- **Work to do**
Look for the string "this" in the lines and copy each line that has it.

- **Exercise material**

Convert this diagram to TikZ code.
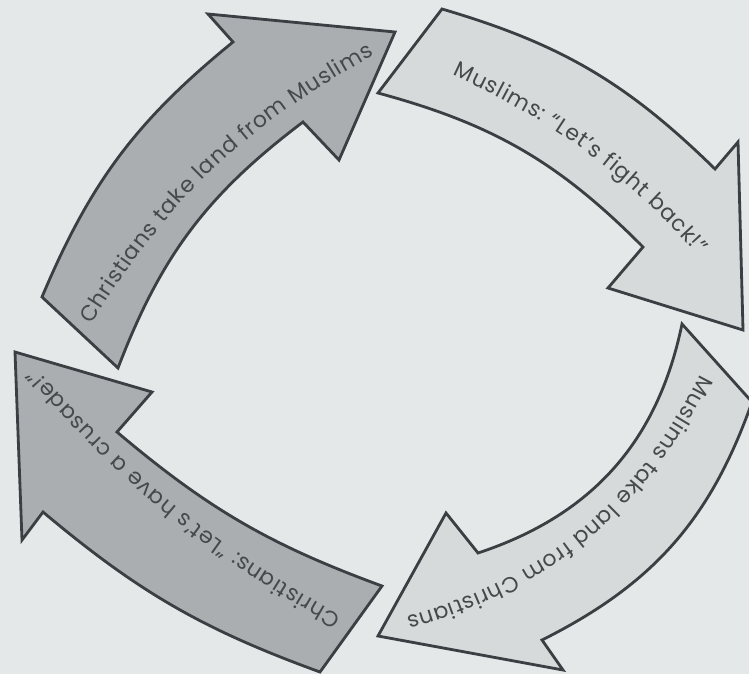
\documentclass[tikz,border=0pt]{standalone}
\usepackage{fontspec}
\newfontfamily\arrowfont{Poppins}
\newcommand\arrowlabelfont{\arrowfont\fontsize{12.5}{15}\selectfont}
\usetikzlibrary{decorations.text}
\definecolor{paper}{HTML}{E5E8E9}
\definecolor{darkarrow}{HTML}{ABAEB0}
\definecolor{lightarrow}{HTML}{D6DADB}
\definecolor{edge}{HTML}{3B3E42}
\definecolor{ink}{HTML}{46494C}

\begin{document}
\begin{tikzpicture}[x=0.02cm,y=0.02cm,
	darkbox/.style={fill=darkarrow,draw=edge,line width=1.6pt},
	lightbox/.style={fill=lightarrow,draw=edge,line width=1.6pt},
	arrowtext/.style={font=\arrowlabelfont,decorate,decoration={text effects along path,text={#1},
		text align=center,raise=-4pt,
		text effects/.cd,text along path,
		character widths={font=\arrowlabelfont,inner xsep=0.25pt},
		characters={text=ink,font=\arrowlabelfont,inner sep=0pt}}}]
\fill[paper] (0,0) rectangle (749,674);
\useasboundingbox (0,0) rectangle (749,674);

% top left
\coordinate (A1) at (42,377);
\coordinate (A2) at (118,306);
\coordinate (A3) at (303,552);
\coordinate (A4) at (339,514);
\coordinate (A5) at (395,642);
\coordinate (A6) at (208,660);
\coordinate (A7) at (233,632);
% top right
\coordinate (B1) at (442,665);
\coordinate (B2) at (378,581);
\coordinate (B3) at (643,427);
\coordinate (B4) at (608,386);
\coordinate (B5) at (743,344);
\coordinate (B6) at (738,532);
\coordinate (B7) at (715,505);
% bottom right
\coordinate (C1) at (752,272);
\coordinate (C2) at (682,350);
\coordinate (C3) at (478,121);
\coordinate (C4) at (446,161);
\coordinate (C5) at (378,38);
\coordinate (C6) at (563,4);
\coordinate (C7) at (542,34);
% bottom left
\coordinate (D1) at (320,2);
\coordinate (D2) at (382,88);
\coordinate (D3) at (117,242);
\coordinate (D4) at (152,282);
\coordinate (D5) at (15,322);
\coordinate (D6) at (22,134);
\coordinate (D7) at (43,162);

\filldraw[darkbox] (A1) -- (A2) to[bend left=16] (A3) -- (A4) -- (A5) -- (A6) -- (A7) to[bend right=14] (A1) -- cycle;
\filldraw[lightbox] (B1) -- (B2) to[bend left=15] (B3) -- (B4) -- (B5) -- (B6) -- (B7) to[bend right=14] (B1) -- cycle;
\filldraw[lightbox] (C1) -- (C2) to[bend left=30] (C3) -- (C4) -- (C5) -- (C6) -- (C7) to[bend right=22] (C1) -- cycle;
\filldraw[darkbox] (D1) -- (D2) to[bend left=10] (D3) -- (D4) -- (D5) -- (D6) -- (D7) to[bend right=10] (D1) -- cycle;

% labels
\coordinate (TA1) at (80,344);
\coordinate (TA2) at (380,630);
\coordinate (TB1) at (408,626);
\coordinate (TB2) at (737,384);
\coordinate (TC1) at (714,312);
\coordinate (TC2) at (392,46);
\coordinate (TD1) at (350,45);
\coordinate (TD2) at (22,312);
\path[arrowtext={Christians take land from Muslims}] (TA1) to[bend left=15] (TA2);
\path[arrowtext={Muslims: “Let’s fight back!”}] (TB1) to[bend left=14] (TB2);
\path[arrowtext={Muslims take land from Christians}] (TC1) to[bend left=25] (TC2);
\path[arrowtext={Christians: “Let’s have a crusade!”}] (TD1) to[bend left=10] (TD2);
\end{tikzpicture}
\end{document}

==

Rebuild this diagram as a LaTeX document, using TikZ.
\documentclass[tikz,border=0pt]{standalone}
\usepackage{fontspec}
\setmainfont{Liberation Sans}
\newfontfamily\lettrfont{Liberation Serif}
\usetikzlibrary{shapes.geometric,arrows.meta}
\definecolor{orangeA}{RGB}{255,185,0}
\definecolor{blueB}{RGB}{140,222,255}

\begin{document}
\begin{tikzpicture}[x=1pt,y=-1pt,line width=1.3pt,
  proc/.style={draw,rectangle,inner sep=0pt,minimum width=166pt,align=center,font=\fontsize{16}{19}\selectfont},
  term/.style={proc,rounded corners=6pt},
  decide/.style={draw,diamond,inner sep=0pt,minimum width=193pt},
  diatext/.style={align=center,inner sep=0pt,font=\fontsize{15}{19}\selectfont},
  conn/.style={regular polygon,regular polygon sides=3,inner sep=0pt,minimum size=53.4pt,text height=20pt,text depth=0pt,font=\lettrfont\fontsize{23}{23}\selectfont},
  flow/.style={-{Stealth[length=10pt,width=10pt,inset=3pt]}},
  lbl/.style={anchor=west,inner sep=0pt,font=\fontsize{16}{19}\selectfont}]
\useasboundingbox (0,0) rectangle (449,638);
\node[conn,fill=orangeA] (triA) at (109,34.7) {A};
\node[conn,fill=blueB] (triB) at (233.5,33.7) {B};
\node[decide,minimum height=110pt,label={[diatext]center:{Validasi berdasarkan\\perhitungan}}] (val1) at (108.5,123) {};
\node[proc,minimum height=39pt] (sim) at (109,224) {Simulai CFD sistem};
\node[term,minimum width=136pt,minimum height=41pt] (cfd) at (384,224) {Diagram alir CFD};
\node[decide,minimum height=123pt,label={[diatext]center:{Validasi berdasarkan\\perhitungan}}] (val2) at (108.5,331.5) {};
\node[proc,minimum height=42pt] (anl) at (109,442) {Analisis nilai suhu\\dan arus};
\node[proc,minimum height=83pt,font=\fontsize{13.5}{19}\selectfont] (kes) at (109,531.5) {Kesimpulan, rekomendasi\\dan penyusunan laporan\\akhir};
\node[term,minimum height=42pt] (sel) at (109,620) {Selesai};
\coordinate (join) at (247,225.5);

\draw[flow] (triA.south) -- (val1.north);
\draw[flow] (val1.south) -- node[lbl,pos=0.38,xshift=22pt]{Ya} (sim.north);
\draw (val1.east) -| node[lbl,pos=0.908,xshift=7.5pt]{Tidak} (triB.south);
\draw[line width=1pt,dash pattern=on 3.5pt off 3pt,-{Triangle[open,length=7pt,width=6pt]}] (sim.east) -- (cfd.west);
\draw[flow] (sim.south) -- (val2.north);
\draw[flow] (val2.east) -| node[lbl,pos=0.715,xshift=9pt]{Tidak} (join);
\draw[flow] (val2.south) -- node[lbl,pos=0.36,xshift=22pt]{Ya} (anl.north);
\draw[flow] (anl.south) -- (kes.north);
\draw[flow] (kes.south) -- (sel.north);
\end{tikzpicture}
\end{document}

...

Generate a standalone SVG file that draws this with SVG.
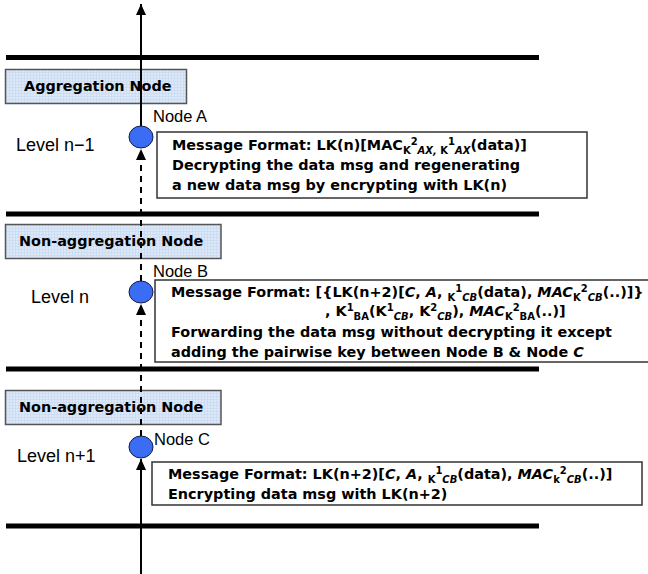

- **Response below**
Convert this diagram to TikZ code.
Rebuild this diagram as a LaTeX document, using TikZ.
Generate a standalone SVG file that draws this with SVG.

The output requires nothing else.